↓
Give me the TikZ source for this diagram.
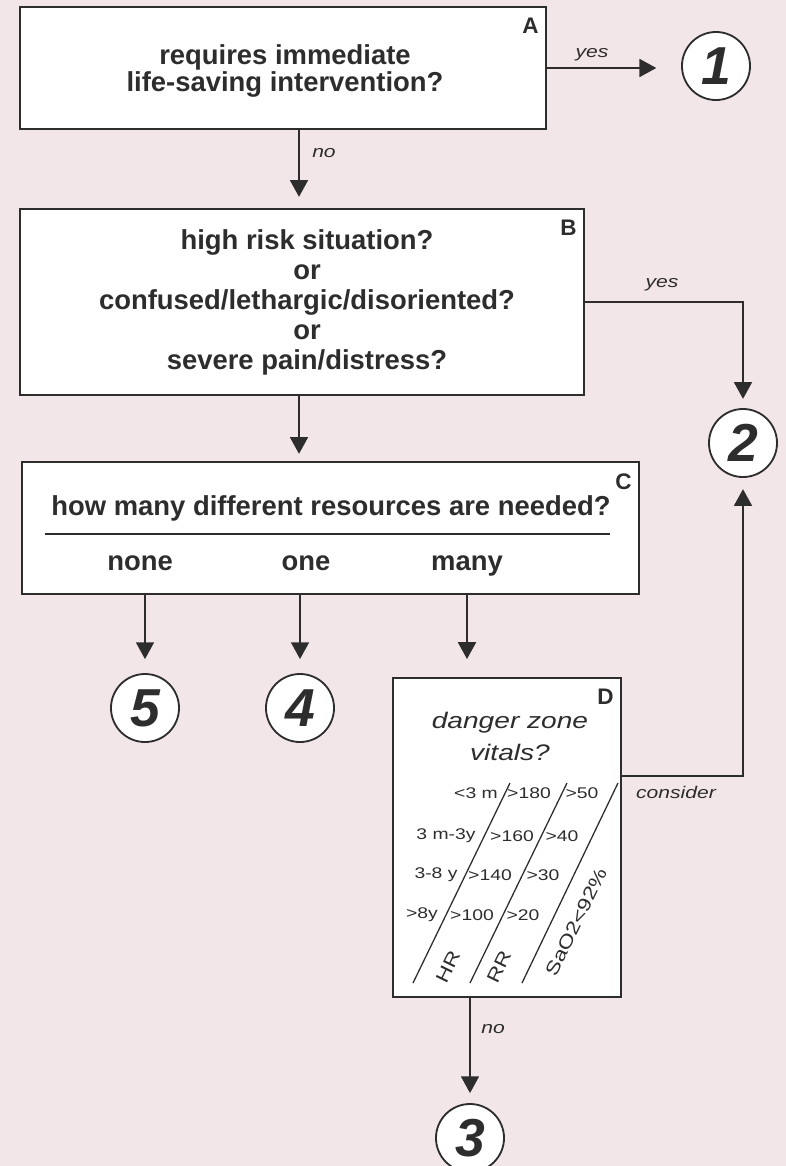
\documentclass[tikz,border=0pt]{standalone}
\usepackage{fontspec}
\setmainfont{Liberation Sans}
\newfontfamily\widefont{Liberation Sans}[FakeStretch=1.25]
\usetikzlibrary{arrows.meta,calc}
\definecolor{bgpink}{RGB}{243,230,233}
\definecolor{ink}{RGB}{45,45,45}

\begin{document}
\begin{tikzpicture}[x=0.025cm, y=-0.025cm,
      box/.style     = {draw=ink, line width=1.3pt, fill=white, inner sep=0pt},
      question/.style= {text=ink, align=center, inner sep=0pt,
                        font=\bfseries\fontsize{19.5}{21.3}\selectfont},
      tag/.style     = {text=ink, anchor=north east, inner sep=0pt,
                        xshift=-0.2cm, yshift=-0.3cm,
                        font=\bfseries\fontsize{16}{16}\selectfont},
      outcome/.style = {circle, draw=ink, line width=1.3pt, fill=white,
                        minimum size=1.7cm, inner sep=0pt, text=ink,
                        font=\bfseries\itshape\fontsize{38}{38}\selectfont},
      flow/.style    = {draw=ink, line width=1.3pt,
                        -{Triangle[width=0.45cm,length=0.42cm]}, shorten >=0.3cm},
      answer/.style  = {text=ink, inner sep=0pt,
                        font=\widefont\itshape\fontsize{12}{12}\selectfont},
      vital/.style   = {text=ink, inner sep=0pt,
                        font=\widefont\fontsize{11}{11}\selectfont},
      axis/.style    = {text=ink, inner sep=0pt, rotate=64,
                        font=\widefont\fontsize{13}{13}\selectfont},
      slant/.style   = {draw=ink, line width=0.9pt}
]
   \useasboundingbox[fill=bgpink] (0,0) rectangle (786,1166);
   \coordinate (spine) at (299,0);

   % box A
   \node[box, minimum width=13.15cm, minimum height=3.05cm] (A) at (283,68) {};
   \node[tag] at (A.north east) {A};
   \node[question, font=\bfseries\fontsize{19.5}{19.6}\selectfont] (Aq) at (285,71)
      {requires immediate\\life-saving intervention?};
   \node[outcome] (o1) at (716,66) {1};
   \draw[flow, shorten >=0.62cm] (A.east) -- (A.east -| o1.west);
   \node[answer] at (592,55) {yes};

   % box B
   \node[box, minimum width=14.1cm, minimum height=4.65cm] (B) at (302,302) {};
   \node[tag] at (B.north east) {B};
   \node[question] (Bq) at (307,302)
      {high risk situation?\\or\\confused/lethargic/disoriented?\\or\\severe pain/distress?};
   \draw[flow, shorten >=0.28cm] (A.south -| spine) -- (B.north -| spine);
   \node[answer] at (324,153) {no};

   \node[outcome] (o2) at (743,443) {2};
   \draw[flow, shorten >=0.23cm] (B.east) -| (o2);
   \node[answer] at (662,285) {yes};

   % box C
   \node[box, minimum width=15.425cm, minimum height=3.3cm] (C) at (330.5,528) {};
   \node[tag] at (C.north east) {C};
   \node[question] (Cq) at (331,508) {how many different resources are needed?};
   \draw[draw=ink, line width=1.3pt] (45,534) -- (610,534);
   \node[question, anchor=base] (none) at (140,570) {none};
   \node[question, anchor=base] (one)  at (306,570) {one};
   \node[question, anchor=base] (many) at (467,570) {many};
   \draw[flow, shorten >=0.18cm] (B.south -| spine) -- (C.north -| spine);

   \node[outcome] (o5) at (145,708) {5};
   \node[outcome] (o4) at (300,708) {4};
   \draw[flow, shorten >=0.35cm] (o5 |- C.south) -- (o5);
   \draw[flow, shorten >=0.35cm] (o4 |- C.south) -- (o4);

   % box D
   \node[box, minimum width=5.7cm, minimum height=7.975cm] (D) at (507,837.5) {};
   \node[tag] at (D.north east) {D};
   \draw[flow, shorten >=0.45cm] (many |- C.south) -- (many |- D.north);
   \node[question, font=\widefont\itshape\fontsize{16}{22.8}\selectfont] (Dq) at (510,736)
      {danger zone\\vitals?};

   % vital signs table
   \draw[slant] (510,783) -- (413,983);
   \draw[slant] (567,783) -- (470,983);
   \draw[slant] (618,783) -- (522,983);
   \node[vital] at (476,793) {<3 m};
   \node[vital] at (529,793) {>180};
   \node[vital] at (582,793) {>50};
   \node[vital] at (446,836) {3 m-3y};
   \node[vital] at (512,836) {>160};
   \node[vital] at (562,836) {>40};
   \node[vital] at (436,875) {3-8 y};
   \node[vital] at (490,875) {>140};
   \node[vital] at (543,875) {>30};
   \node[vital] at (422,915) {>8y};
   \node[vital] at (472,915) {>100};
   \node[vital] at (523,915) {>20};
   \node[axis] at (448,967) {HR};
   \node[axis] at (499,967) {RR};
   \node[axis] at (576,922) {SaO2<92\%};

   % consider / no
   \coordinate (consider) at (621,776);
   \draw[flow, shorten >=0.28cm] (consider) -| (o2);
   \node[answer] at (676,792) {consider};

   \node[outcome] (o3) at (470,1138) {3};
   \draw[flow, shorten >=0.25cm] (o3 |- D.south) -- (o3);
   \node[answer] at (493,1029) {no};
\end{tikzpicture}
\end{document}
↑
● **Directions for this task**
Copy each line in full and exactly, omitting any picture.

● **The result**
Give me the TikZ source for this diagram.
\documentclass[tikz,border=0pt]{standalone}
\usepackage{fontspec}
\setmainfont{Liberation Sans}
\newfontfamily\widefont{Liberation Sans}[FakeStretch=1.25]
\usetikzlibrary{arrows.meta,calc}
\definecolor{bgpink}{RGB}{243,230,233}
\definecolor{ink}{RGB}{45,45,45}

\begin{document}
\begin{tikzpicture}[x=0.025cm, y=-0.025cm,
      box/.style     = {draw=ink, line width=1.3pt, fill=white, inner sep=0pt},
      question/.style= {text=ink, align=center, inner sep=0pt,
                        font=\bfseries\fontsize{19.5}{21.3}\selectfont},
      tag/.style     = {text=ink, anchor=north east, inner sep=0pt,
                        xshift=-0.2cm, yshift=-0.3cm,
                        font=\bfseries\fontsize{16}{16}\selectfont},
      outcome/.style = {circle, draw=ink, line width=1.3pt, fill=white,
                        minimum size=1.7cm, inner sep=0pt, text=ink,
                        font=\bfseries\itshape\fontsize{38}{38}\selectfont},
      flow/.style    = {draw=ink, line width=1.3pt,
                        -{Triangle[width=0.45cm,length=0.42cm]}, shorten >=0.3cm},
      answer/.style  = {text=ink, inner sep=0pt,
                        font=\widefont\itshape\fontsize{12}{12}\selectfont},
      vital/.style   = {text=ink, inner sep=0pt,
                        font=\widefont\fontsize{11}{11}\selectfont},
      axis/.style    = {text=ink, inner sep=0pt, rotate=64,
                        font=\widefont\fontsize{13}{13}\selectfont},
      slant/.style   = {draw=ink, line width=0.9pt}
]
   \useasboundingbox[fill=bgpink] (0,0) rectangle (786,1166);
   \coordinate (spine) at (299,0);

   % box A
   \node[box, minimum width=13.15cm, minimum height=3.05cm] (A) at (283,68) {};
   \node[tag] at (A.north east) {A};
   \node[question, font=\bfseries\fontsize{19.5}{19.6}\selectfont] (Aq) at (285,71)
      {requires immediate\\life-saving intervention?};
   \node[outcome] (o1) at (716,66) {1};
   \draw[flow, shorten >=0.62cm] (A.east) -- (A.east -| o1.west);
   \node[answer] at (592,55) {yes};

   % box B
   \node[box, minimum width=14.1cm, minimum height=4.65cm] (B) at (302,302) {};
   \node[tag] at (B.north east) {B};
   \node[question] (Bq) at (307,302)
      {high risk situation?\\or\\confused/lethargic/disoriented?\\or\\severe pain/distress?};
   \draw[flow, shorten >=0.28cm] (A.south -| spine) -- (B.north -| spine);
   \node[answer] at (324,153) {no};

   \node[outcome] (o2) at (743,443) {2};
   \draw[flow, shorten >=0.23cm] (B.east) -| (o2);
   \node[answer] at (662,285) {yes};

   % box C
   \node[box, minimum width=15.425cm, minimum height=3.3cm] (C) at (330.5,528) {};
   \node[tag] at (C.north east) {C};
   \node[question] (Cq) at (331,508) {how many different resources are needed?};
   \draw[draw=ink, line width=1.3pt] (45,534) -- (610,534);
   \node[question, anchor=base] (none) at (140,570) {none};
   \node[question, anchor=base] (one)  at (306,570) {one};
   \node[question, anchor=base] (many) at (467,570) {many};
   \draw[flow, shorten >=0.18cm] (B.south -| spine) -- (C.north -| spine);

   \node[outcome] (o5) at (145,708) {5};
   \node[outcome] (o4) at (300,708) {4};
   \draw[flow, shorten >=0.35cm] (o5 |- C.south) -- (o5);
   \draw[flow, shorten >=0.35cm] (o4 |- C.south) -- (o4);

   % box D
   \node[box, minimum width=5.7cm, minimum height=7.975cm] (D) at (507,837.5) {};
   \node[tag] at (D.north east) {D};
   \draw[flow, shorten >=0.45cm] (many |- C.south) -- (many |- D.north);
   \node[question, font=\widefont\itshape\fontsize{16}{22.8}\selectfont] (Dq) at (510,736)
      {danger zone\\vitals?};

   % vital signs table
   \draw[slant] (510,783) -- (413,983);
   \draw[slant] (567,783) -- (470,983);
   \draw[slant] (618,783) -- (522,983);
   \node[vital] at (476,793) {<3 m};
   \node[vital] at (529,793) {>180};
   \node[vital] at (582,793) {>50};
   \node[vital] at (446,836) {3 m-3y};
   \node[vital] at (512,836) {>160};
   \node[vital] at (562,836) {>40};
   \node[vital] at (436,875) {3-8 y};
   \node[vital] at (490,875) {>140};
   \node[vital] at (543,875) {>30};
   \node[vital] at (422,915) {>8y};
   \node[vital] at (472,915) {>100};
   \node[vital] at (523,915) {>20};
   \node[axis] at (448,967) {HR};
   \node[axis] at (499,967) {RR};
   \node[axis] at (576,922) {SaO2<92\%};

   % consider / no
   \coordinate (consider) at (621,776);
   \draw[flow, shorten >=0.28cm] (consider) -| (o2);
   \node[answer] at (676,792) {consider};

   \node[outcome] (o3) at (470,1138) {3};
   \draw[flow, shorten >=0.25cm] (o3 |- D.south) -- (o3);
   \node[answer] at (493,1029) {no};
\end{tikzpicture}
\end{document}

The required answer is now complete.